▶ [OBJECTIVE] Pull out each line of the data that includes the word "with".

----- THE RECORDS

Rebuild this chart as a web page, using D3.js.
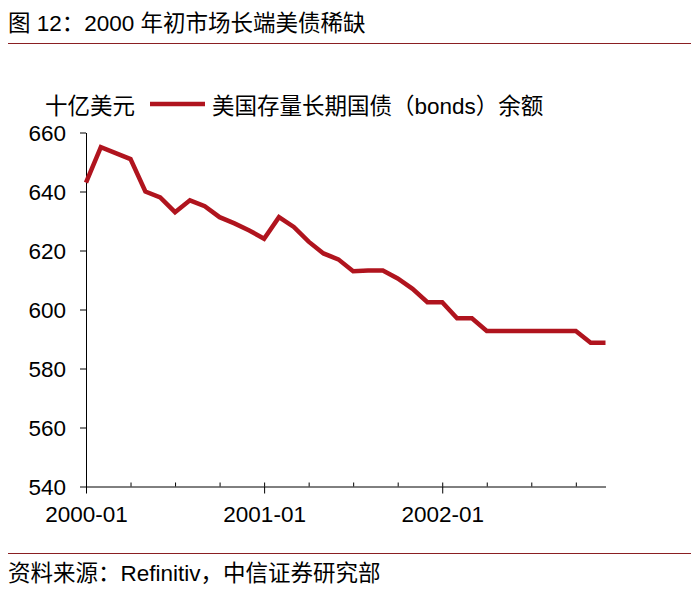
<!DOCTYPE html>
<html>
<head>
<meta charset="utf-8">
<script src="https://cdn.jsdelivr.net/npm/d3@7"></script>
<style>
  body { margin: 0; background: #fff; }
  svg text { font-family: "Liberation Sans", Arial, "Noto Sans CJK SC", sans-serif; fill: #000; }
</style>
</head>
<body>
<div class="chart"></div>
<script>
// monthly categories
const months = [
  '2000-01', '2000-02', '2000-03', '2000-04', '2000-05', '2000-06',
  '2000-07', '2000-08', '2000-09', '2000-10', '2000-11', '2000-12',
  '2001-01', '2001-02', '2001-03', '2001-04', '2001-05', '2001-06',
  '2001-07', '2001-08', '2001-09', '2001-10', '2001-11', '2001-12',
  '2002-01', '2002-02', '2002-03', '2002-04', '2002-05', '2002-06',
  '2002-07', '2002-08', '2002-09', '2002-10', '2002-11', '2002-12'
];
// 美国存量长期国债（bonds）余额, 十亿美元
const bonds = [
  643, 655, 653, 651, 640, 638, 633, 637, 635, 631.3, 629.2, 626.8,
  624, 631.3, 628, 623, 619, 617, 613, 613.2, 613.2, 610.5, 607, 602.5,
  602.5, 597, 597, 592.7, 592.7, 592.7, 592.7, 592.7, 592.7, 592.7, 588.7, 588.7
];
const yTicks = [540, 560, 580, 600, 620, 640, 660];
const yearTicks = ['2000-01', '2001-01', '2002-01'];
const quarterTicks = months.filter(function(m, i) { return i % 3 === 0; });

const title = '图 12：2000 年初市场长端美债稀缺';
const unitLabel = '十亿美元';
const seriesName = '美国存量长期国债（bonds）余额';
const source = '资料来源：Refinitiv，中信证券研究部';

const width = 699, height = 603;
const plot = { left: 86, right: 605.5, top: 132.5, bottom: 486.5 };
const red = '#b0141e';
const rule = '#8a1f22';
const fs = '22.5px';

const svg = d3.select('.chart').append('svg')
  .attr('width', width).attr('height', height);

// header and footer
svg.append('text').attr('x', 8).attr('y', 31).style('font-size', '22.5px').text(title);
svg.append('line').attr('x1', 8).attr('x2', 691).attr('y1', 43.5).attr('y2', 43.5)
  .attr('stroke', rule).attr('stroke-width', 1.2);
svg.append('line').attr('x1', 8).attr('x2', 691).attr('y1', 553.5).attr('y2', 553.5)
  .attr('stroke', rule).attr('stroke-width', 1.2);
svg.append('text').attr('x', 8).attr('y', 581).style('font-size', '22.5px').text(source);

const x = d3.scalePoint().domain(months).range([plot.left, plot.right]);
const y = d3.scaleLinear().domain([540, 660]).range([plot.bottom, plot.top]);

// y axis
const yAxis = svg.append('g').attr('transform', 'translate(' + plot.left + ',0)')
  .call(d3.axisLeft(y).tickValues(yTicks).tickSize(6).tickPadding(14).tickSizeOuter(0));
yAxis.selectAll('text').style('font-size', fs).attr('dy', '0.36em');

// x axis: quarter ticks above the line, year ticks below with labels
svg.append('g').attr('transform', 'translate(0,' + plot.bottom + ')')
  .call(d3.axisBottom(x).tickValues(quarterTicks).tickSize(-4).tickSizeOuter(0).tickFormat(''));
const xAxis = svg.append('g').attr('transform', 'translate(0,' + plot.bottom + ')')
  .call(d3.axisBottom(x).tickValues(yearTicks).tickSize(7).tickPadding(13));
xAxis.select('.domain').remove();
xAxis.selectAll('text').style('font-size', fs).attr('dy', '0.71em');
svg.selectAll('.domain, .tick line').attr('stroke', '#000');

// series line
const line = d3.line()
  .x(function(d, i) { return x(months[i]); })
  .y(function(d) { return y(d); });
svg.append('path').datum(bonds)
  .attr('d', line)
  .attr('fill', 'none')
  .attr('stroke', red)
  .attr('stroke-width', 4.5)
  .attr('stroke-linejoin', 'miter');

// legend
svg.append('text').attr('x', 45).attr('y', 114).style('font-size', fs).text(unitLabel);
svg.append('line').attr('x1', 150).attr('x2', 205).attr('y1', 104).attr('y2', 104)
  .attr('stroke', red).attr('stroke-width', 4.5);
svg.append('text').attr('x', 212).attr('y', 114).style('font-size', fs).text(seriesName);
</script>
</body>
</html>
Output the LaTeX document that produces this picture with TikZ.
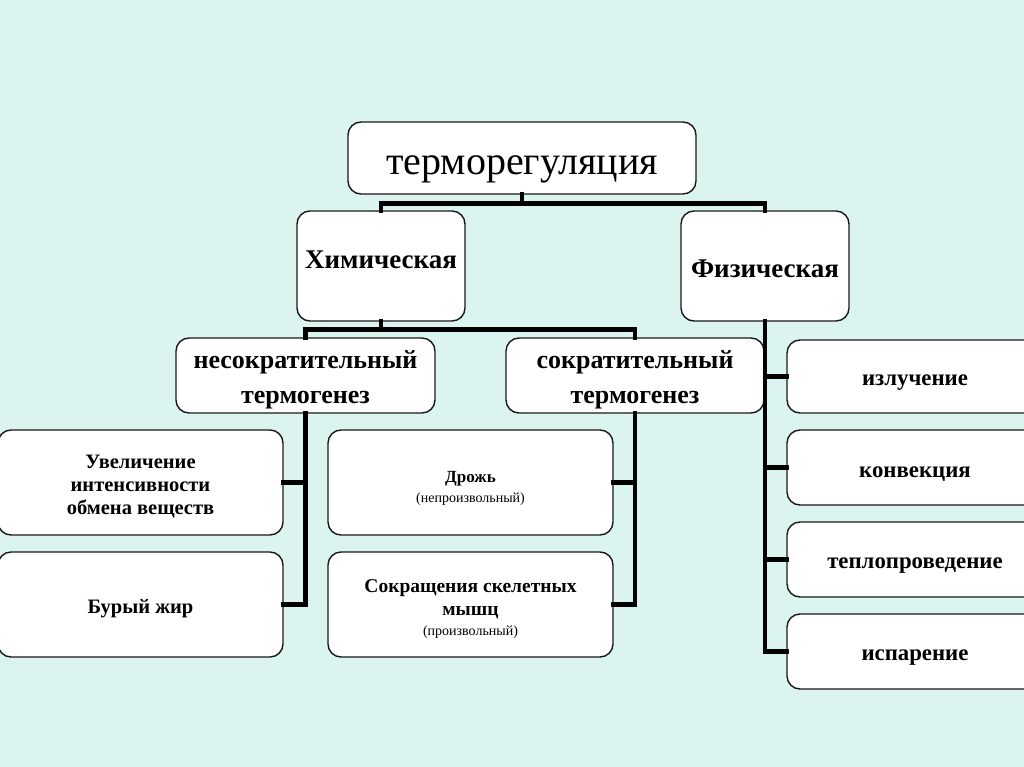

----------

▶ [ANSWER TO THE PROBLEM]
// x axis: quarter ticks above the line, year ticks below with labels
Output the LaTeX document that produces this picture with TikZ.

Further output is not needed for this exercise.